Cordoza-Moore does not shy away from her past controversies in her news release. In 2010, she publicly fought against the construction of a mosque in Murfreesboro. On “The 700 Club” television show, she told host Pat Robertson the mosque was a training camp for terrorists. In her news statement this month, she claimed one person on the mosque’s board was ”actively recruiting Muslims to kill Jews on his MySpace page.”
Cardoza-Moore once criticized President Barack Obama, saying that after a speech on Palestinian border claims, weather patterns in America changed and tornadoes came to kill hundreds.
In 2021, Cardoza-Moore was appointed by Sexton to the state’s Textbook and Instructional Materials Quality Commission. In a confirmation hearing, Senator Raumesh Akbari (D-Memphis), asked her about a recommendation from her nonprofit to revise a textbook statement about 9/11.
The passage from the textbook reads, “on September 11th, 2001, members of al-Qaeda carried out a terrorist attack on New York City, Washington, D.C., and Pennsylvania.” In the PJTN report, the phrase ”members of al-Qaeda carried out” is underlined. The PJTN report said “given the plethora of evidence, the reviewer suggests removing the underlined section of sentence.”

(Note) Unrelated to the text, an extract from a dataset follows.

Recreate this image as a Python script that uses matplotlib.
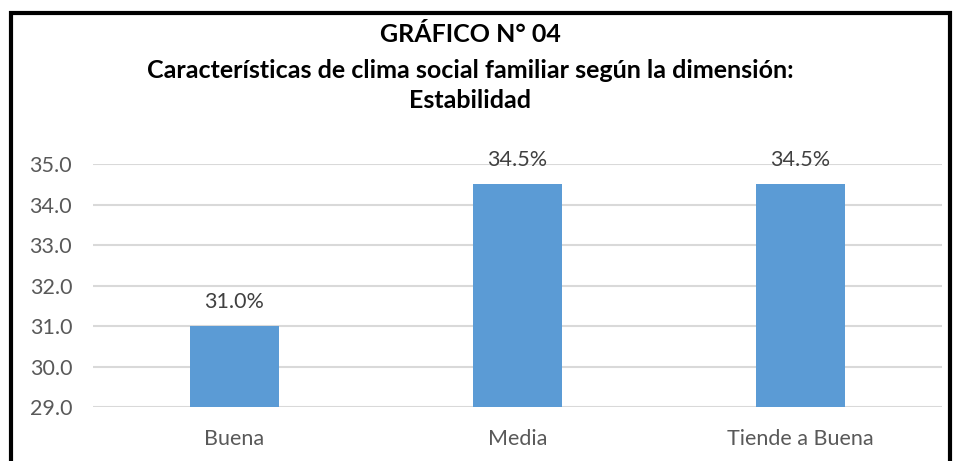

“This is a highly contested (per architects and engineers for 9/11 Truth, and demolition experts) argument,” reads the PJTN review. “There is ample evidence that refute the ‘official’ story of what was perpetrated that day.”
When Akbari pressed Cardoza-Moore to confirm that these were, in fact, the statements of her organization, Cardoza-Moore said: “What you’re quoting right now, I never would have said that.” Cardoza-Moore then told the committee on the question of al-Qaeda’s involvement in 9/11: “I need to see the quote in the context you’re pulling it from. Is that from a Power Point? I would never say al-Qaeda never participated in [9/11].”
After Cardoza-Moore’s testimony was complete, Akbari said she “cannot think of someone who is more uniquely unqualified to be on this position.”